┌──
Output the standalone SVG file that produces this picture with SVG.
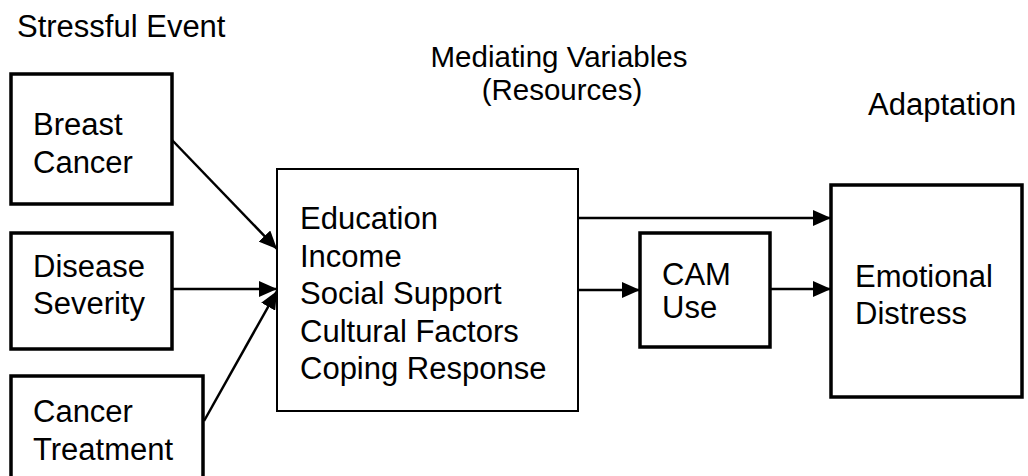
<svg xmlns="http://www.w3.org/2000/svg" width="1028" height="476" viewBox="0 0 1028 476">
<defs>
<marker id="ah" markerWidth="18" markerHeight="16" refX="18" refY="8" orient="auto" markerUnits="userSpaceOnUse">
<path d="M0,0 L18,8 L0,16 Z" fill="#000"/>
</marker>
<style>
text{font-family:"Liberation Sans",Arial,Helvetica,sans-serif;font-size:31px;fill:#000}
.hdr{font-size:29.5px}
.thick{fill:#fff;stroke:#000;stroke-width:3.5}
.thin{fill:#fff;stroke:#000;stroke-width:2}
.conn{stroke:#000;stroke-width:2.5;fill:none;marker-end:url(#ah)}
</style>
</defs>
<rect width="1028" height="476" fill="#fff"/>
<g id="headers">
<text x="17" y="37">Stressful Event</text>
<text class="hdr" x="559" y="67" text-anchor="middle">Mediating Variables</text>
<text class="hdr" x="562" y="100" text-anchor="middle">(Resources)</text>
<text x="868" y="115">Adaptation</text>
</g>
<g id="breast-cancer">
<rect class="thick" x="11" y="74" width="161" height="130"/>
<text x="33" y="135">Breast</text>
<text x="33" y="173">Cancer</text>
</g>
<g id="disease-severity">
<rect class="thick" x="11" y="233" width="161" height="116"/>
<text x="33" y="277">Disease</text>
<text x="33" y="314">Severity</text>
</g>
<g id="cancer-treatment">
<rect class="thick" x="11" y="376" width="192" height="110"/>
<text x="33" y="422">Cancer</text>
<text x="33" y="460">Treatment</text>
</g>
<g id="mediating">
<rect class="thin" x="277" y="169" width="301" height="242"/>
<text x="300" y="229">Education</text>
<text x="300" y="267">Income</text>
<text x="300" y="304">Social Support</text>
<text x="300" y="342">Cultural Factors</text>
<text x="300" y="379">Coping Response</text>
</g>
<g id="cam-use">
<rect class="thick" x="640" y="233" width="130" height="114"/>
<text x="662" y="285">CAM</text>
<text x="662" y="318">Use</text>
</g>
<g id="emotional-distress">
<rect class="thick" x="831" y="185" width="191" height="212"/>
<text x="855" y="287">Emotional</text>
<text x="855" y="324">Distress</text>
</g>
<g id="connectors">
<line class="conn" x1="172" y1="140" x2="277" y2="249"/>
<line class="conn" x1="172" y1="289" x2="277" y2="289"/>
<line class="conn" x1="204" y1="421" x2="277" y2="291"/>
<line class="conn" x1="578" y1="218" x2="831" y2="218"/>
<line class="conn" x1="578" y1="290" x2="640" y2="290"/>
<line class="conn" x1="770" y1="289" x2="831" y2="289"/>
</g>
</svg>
└──
Requirement ▸ Quote each line of the listing exactly, but leave the pictures out.

Task answer ▸
Output the standalone SVG file that produces this picture with SVG.
<svg xmlns="http://www.w3.org/2000/svg" width="1028" height="476" viewBox="0 0 1028 476">
<defs>
<marker id="ah" markerWidth="18" markerHeight="16" refX="18" refY="8" orient="auto" markerUnits="userSpaceOnUse">
<path d="M0,0 L18,8 L0,16 Z" fill="#000"/>
</marker>
<style>
text{font-family:"Liberation Sans",Arial,Helvetica,sans-serif;font-size:31px;fill:#000}
.hdr{font-size:29.5px}
.thick{fill:#fff;stroke:#000;stroke-width:3.5}
.thin{fill:#fff;stroke:#000;stroke-width:2}
.conn{stroke:#000;stroke-width:2.5;fill:none;marker-end:url(#ah)}
</style>
</defs>
<rect width="1028" height="476" fill="#fff"/>
<g id="headers">
<text x="17" y="37">Stressful Event</text>
<text class="hdr" x="559" y="67" text-anchor="middle">Mediating Variables</text>
<text class="hdr" x="562" y="100" text-anchor="middle">(Resources)</text>
<text x="868" y="115">Adaptation</text>
</g>
<g id="breast-cancer">
<rect class="thick" x="11" y="74" width="161" height="130"/>
<text x="33" y="135">Breast</text>
<text x="33" y="173">Cancer</text>
</g>
<g id="disease-severity">
<rect class="thick" x="11" y="233" width="161" height="116"/>
<text x="33" y="277">Disease</text>
<text x="33" y="314">Severity</text>
</g>
<g id="cancer-treatment">
<rect class="thick" x="11" y="376" width="192" height="110"/>
<text x="33" y="422">Cancer</text>
<text x="33" y="460">Treatment</text>
</g>
<g id="mediating">
<rect class="thin" x="277" y="169" width="301" height="242"/>
<text x="300" y="229">Education</text>
<text x="300" y="267">Income</text>
<text x="300" y="304">Social Support</text>
<text x="300" y="342">Cultural Factors</text>
<text x="300" y="379">Coping Response</text>
</g>
<g id="cam-use">
<rect class="thick" x="640" y="233" width="130" height="114"/>
<text x="662" y="285">CAM</text>
<text x="662" y="318">Use</text>
</g>
<g id="emotional-distress">
<rect class="thick" x="831" y="185" width="191" height="212"/>
<text x="855" y="287">Emotional</text>
<text x="855" y="324">Distress</text>
</g>
<g id="connectors">
<line class="conn" x1="172" y1="140" x2="277" y2="249"/>
<line class="conn" x1="172" y1="289" x2="277" y2="289"/>
<line class="conn" x1="204" y1="421" x2="277" y2="291"/>
<line class="conn" x1="578" y1="218" x2="831" y2="218"/>
<line class="conn" x1="578" y1="290" x2="640" y2="290"/>
<line class="conn" x1="770" y1="289" x2="831" y2="289"/>
</g>
</svg>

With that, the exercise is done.